Na ponta, a parte visível encontra-se à vista, é o consciente. Abaixo, tudo que não é visto, o inconsciente. Resumindo, mesmo que Riley não entenda que a falta da Alegria e da Tristeza em sua sala de controle – o cérebro -, ela ainda sente o resultado do processo dessa informação. A falta de suas emoções primárias resulta no controle das secundárias – dentro da trama -, no filme, representadas pela Raiva, Medo e Nojo. No entanto, toda e qualquer tomada de decisão de Riley será baseada nessas três.
O funcionamento
Vemos isso durante o jantar em que Riley enfrenta seus pais, sendo tomada pela Raiva — onde podemos analisar como a frustração de Riley nesse momento culmina em uma explosão. Kihlstrom acredita que o cérebro humano opera atividades complexas de forma inconsciente, mas que se torna consciente devido ao processamento dessas informações, mesmo que não estejamos cientes de todo esse funcionamento.
Uma grande síntese do inconsciente cognitivo de Riley no longa é a ação de suas emoções na sala de controle. Enquanto espectadores, assistimos o desenrolar dos conflitos internos de Riley.
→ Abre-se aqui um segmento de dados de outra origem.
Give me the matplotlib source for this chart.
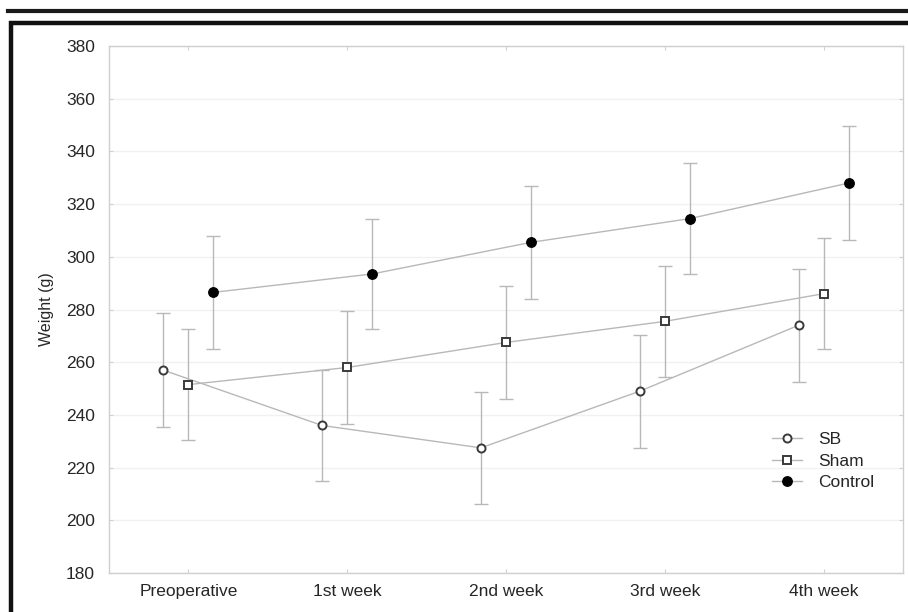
import numpy as np
import matplotlib
matplotlib.use("Agg")
import matplotlib.pyplot as plt
from matplotlib.lines import Line2D

plt.rcParams['font.family'] = ['Liberation Sans', 'DejaVu Sans']

# time points and group means / SD (g)
categories = ["Preoperative", "1st week", "2nd week", "3rd week", "4th week"]
sb_mean = [257, 236, 227.5, 249, 274]
sb_sd = [21.5, 21, 21.3, 21.5, 21.5]
sham_mean = [251.5, 258, 267.5, 275.5, 286]
sham_sd = [21, 21.5, 21.3, 21, 21]
control_mean = [286.5, 293.5, 305.5, 314.5, 328]
control_sd = [21.5, 21, 21.5, 21.2, 21.5]

LINE = "#b8b8b8"
EDGE = "#3a3a3a"
TEXT = "#262626"

fig = plt.figure(figsize=(9.08, 6.12), dpi=100)
ax = fig.add_axes([0.120, 0.0637, 0.8745, 0.8611])

x = np.arange(len(categories))
offset = 0.158

groups = [
    ("SB", sb_mean, sb_sd, -offset, dict(marker="o", markersize=5.8, markerfacecolor="white",
                                         markeredgecolor=EDGE, markeredgewidth=1.4)),
    ("Sham", sham_mean, sham_sd, 0.0, dict(marker="s", markersize=5.5, markerfacecolor="white",
                                           markeredgecolor=EDGE, markeredgewidth=1.4)),
    ("Control", control_mean, control_sd, offset, dict(marker="o", markersize=6.8,
                                                        markerfacecolor="black", markeredgecolor="black")),
]

handles = []
for name, mean, sd, dx, mstyle in groups:
    ax.errorbar(x + dx, mean, yerr=sd, fmt="none", ecolor=LINE, elinewidth=1.0,
                capsize=5, capthick=1.0, zorder=2)
    ax.plot(x + dx, mean, color=LINE, linewidth=1.0, zorder=3, **mstyle)
    handles.append(Line2D([], [], color=LINE, linewidth=1.0, **mstyle))

ax.set_xlim(-0.5, 4.5)
ax.set_ylim(180, 380)
ax.set_yticks(np.arange(180, 381, 20))
ax.set_xticks(x)
ax.set_xticklabels(categories)
ax.set_ylabel("Weight (g)", fontsize=11.5, labelpad=9, color=TEXT)

ax.yaxis.grid(True, color="#f1f1f1", linewidth=1.0)
ax.set_axisbelow(True)
for s in ax.spines.values():
    s.set_color("#cfcfcf")
    s.set_linewidth(1.0)
ax.tick_params(axis="both", direction="in", length=3, color="#d0d0d0",
               labelsize=12.5, labelcolor=TEXT)
ax.tick_params(axis="y", right=True, pad=10)
ax.tick_params(axis="x", top=True, pad=8)

leg = ax.legend(handles, ["SB", "Sham", "Control"], loc="upper left",
                bbox_to_anchor=(0.835, 0.268), frameon=False, fontsize=12.5,
                handlelength=1.7, handletextpad=0.95, labelspacing=0.38,
                borderaxespad=0, borderpad=0)
for t in leg.get_texts():
    t.set_color(TEXT)

# page frame around the figure
fig.add_artist(Line2D([8 / 908, 1.0], [1 - 11 / 612] * 2, transform=fig.transFigure,
                      color="#1a1a1a", linewidth=3.0))
fig.add_artist(Line2D([11 / 908, 11 / 908, 1.0], [0.0, 1 - 23 / 612, 1 - 23 / 612],
                      transform=fig.transFigure, color="#111111", linewidth=3.2,
                      solid_joinstyle="miter"))

fig.savefig("out.png", dpi=100)
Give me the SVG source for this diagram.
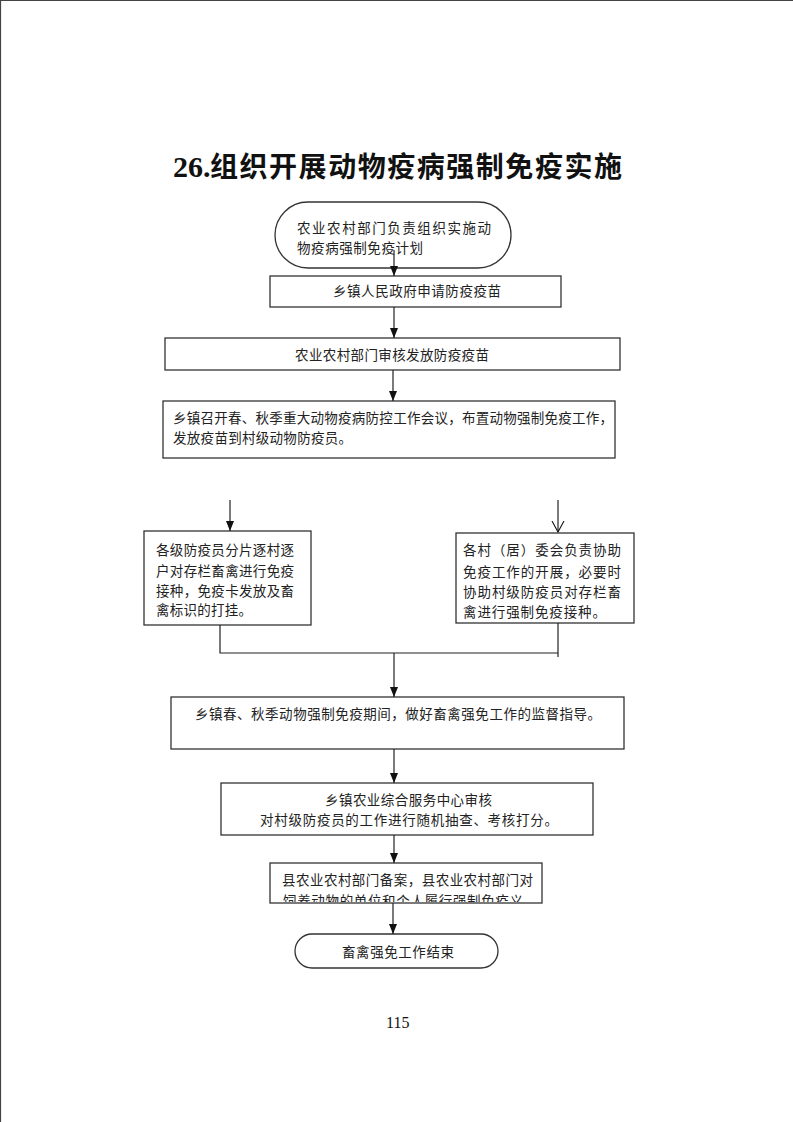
<svg xmlns="http://www.w3.org/2000/svg" width="793" height="1122" viewBox="0 0 793 1122">
<style>
.box{fill:#fff;stroke:#333;stroke-width:1.3}
.t{font-family:"Noto Sans CJK SC","Liberation Serif",sans-serif;font-size:13.5px;fill:#222}
.c{fill:none;stroke:#222;stroke-width:1.2}
</style>
<defs>
<marker id="ah" markerUnits="userSpaceOnUse" markerWidth="10" markerHeight="10" viewBox="0 0 10 10" refX="10" refY="5" orient="auto">
<path d="M0,1 L10,5 L0,9 Z" fill="#111"/>
</marker>
<marker id="ao" markerUnits="userSpaceOnUse" markerWidth="12" markerHeight="14" viewBox="0 0 12 14" refX="11" refY="7" orient="auto">
<path d="M0,1 L11,7 L0,13" fill="none" stroke="#111" stroke-width="1.1"/>
</marker>
<clipPath id="clip9"><rect x="271" y="864" width="270" height="38"/></clipPath>
</defs>
<rect width="793" height="1122" fill="#fff"/>
<path d="M0.5,1122 V0.5 H793" fill="none" stroke="#444" stroke-width="1.2"/>

<text x="173" y="177" font-family="Liberation Serif,serif" font-weight="bold" font-size="30" fill="#111">26.</text>
<text x="210" y="177" font-family="Noto Sans CJK SC,sans-serif" font-weight="bold" font-size="28" fill="#111" textLength="412" lengthAdjust="spacing">组织开展动物疫病强制免疫实施</text>

<g id="n1">
<rect class="box" x="275" y="202" width="236" height="66" rx="33"/>
<text class="t" x="297" y="233" textLength="194" lengthAdjust="spacing">农业农村部门负责组织实施动</text>
<text class="t" x="297" y="253" textLength="126" lengthAdjust="spacing">物疫病强制免疫计划</text>
</g>
<g id="n2">
<rect class="box" x="270" y="276" width="291" height="31"/>
<text class="t" x="333" y="296" textLength="168" lengthAdjust="spacing">乡镇人民政府申请防疫疫苗</text>
</g>
<g id="n3">
<rect class="box" x="165" y="338" width="455" height="32"/>
<text class="t" x="295" y="360" textLength="194" lengthAdjust="spacing">农业农村部门审核发放防疫疫苗</text>
</g>
<g id="n4">
<rect class="box" x="163" y="401" width="452" height="57"/>
<text class="t" x="173" y="423" textLength="440" lengthAdjust="spacing">乡镇召开春、秋季重大动物疫病防控工作会议，布置动物强制免疫工作，</text>
<text class="t" x="173" y="443" textLength="179" lengthAdjust="spacing">发放疫苗到村级动物防疫员。</text>
</g>
<g id="n5">
<rect class="box" x="144" y="531" width="167" height="94"/>
<text class="t" x="156" y="555" textLength="138" lengthAdjust="spacing">各级防疫员分片逐村逐</text>
<text class="t" x="156" y="576" textLength="138" lengthAdjust="spacing">户对存栏畜禽进行免疫</text>
<text class="t" x="156" y="596" textLength="138" lengthAdjust="spacing">接种，免疫卡发放及畜</text>
<text class="t" x="156" y="615" textLength="96" lengthAdjust="spacing">禽标识的打挂。</text>
</g>
<g id="n6">
<rect class="box" x="456" y="533" width="178" height="90"/>
<text class="t" x="463" y="555" textLength="158" lengthAdjust="spacing">各村（居）委会负责协助</text>
<text class="t" x="463" y="577" textLength="158" lengthAdjust="spacing">免疫工作的开展，必要时</text>
<text class="t" x="463" y="597" textLength="158" lengthAdjust="spacing">协助村级防疫员对存栏畜</text>
<text class="t" x="463" y="617" textLength="143" lengthAdjust="spacing">禽进行强制免疫接种。</text>
</g>
<g id="n7">
<rect class="box" x="171" y="697" width="453" height="52"/>
<text class="t" x="195" y="719" textLength="406" lengthAdjust="spacing">乡镇春、秋季动物强制免疫期间，做好畜禽强免工作的监督指导。</text>
</g>
<g id="n8">
<rect class="box" x="221" y="783" width="372" height="52"/>
<text class="t" x="325" y="805" textLength="167" lengthAdjust="spacing">乡镇农业综合服务中心审核</text>
<text class="t" x="260" y="825" textLength="298" lengthAdjust="spacing">对村级防疫员的工作进行随机抽查、考核打分。</text>
</g>
<g id="n9">
<rect class="box" x="270" y="863" width="272" height="40"/>
<text class="t" x="282" y="885" textLength="251" lengthAdjust="spacing">县农业农村部门备案，县农业农村部门对</text>
<text class="t" x="283" y="906" textLength="240" lengthAdjust="spacing" clip-path="url(#clip9)">饲养动物的单位和个人履行强制免疫义</text>
</g>
<g id="n10">
<rect class="box" x="295" y="934" width="203" height="34" rx="17"/>
<text class="t" x="342" y="957" textLength="112" lengthAdjust="spacing">畜禽强免工作结束</text>
</g>

<g id="connectors">
<line class="c" x1="394" y1="250" x2="394" y2="276" marker-end="url(#ah)"/>
<line class="c" x1="394" y1="307" x2="394" y2="338" marker-end="url(#ah)"/>
<line class="c" x1="393" y1="370" x2="393" y2="401" marker-end="url(#ah)"/>
<line class="c" x1="230" y1="500" x2="230" y2="531" marker-end="url(#ah)"/>
<line class="c" x1="558" y1="500" x2="558" y2="532" marker-end="url(#ao)"/>
<path class="c" d="M220,625 V653 H558"/>
<line class="c" x1="558" y1="623" x2="558" y2="657"/>
<line class="c" x1="394" y1="653" x2="394" y2="697" marker-end="url(#ah)"/>
<line class="c" x1="394" y1="749" x2="394" y2="783" marker-end="url(#ah)"/>
<line class="c" x1="394" y1="835" x2="394" y2="863" marker-end="url(#ah)"/>
<line class="c" x1="393" y1="903" x2="393" y2="934" marker-end="url(#ah)"/>
</g>

<text x="386" y="1028" font-family="Liberation Serif,serif" font-size="16" fill="#111">115</text>
</svg>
Ou seja, o processamento de informações baseia-se na discussão sobre como tomar a decisão e quem será o responsável por ela – Raiva, Tristeza, Alegria, Nojo ou Medo -, assumindo o controle principal. Com isso, Riley irá transformar essas informações em uma fala ou ação, mas não saberá como ela chegou a isso. Ela apenas ira sentir. Porém, nós vimos o desenrolar da situação. O inconsciente cognitivo funciona dessa forma.
Para deixar mais claro, pense naquele seu momento no banho, aparentemente normal e rotineiro. Porém, em uma fração de segundo você tem a resposta para algo, a resolução de um grande problema, mesmo que você não esteja pensando nele. Todo o seu processamento inconsciente foi realizado, tornando a informação consciente. É o que vemos no filme. O funcionamento em tela do inconsciente cognitivo.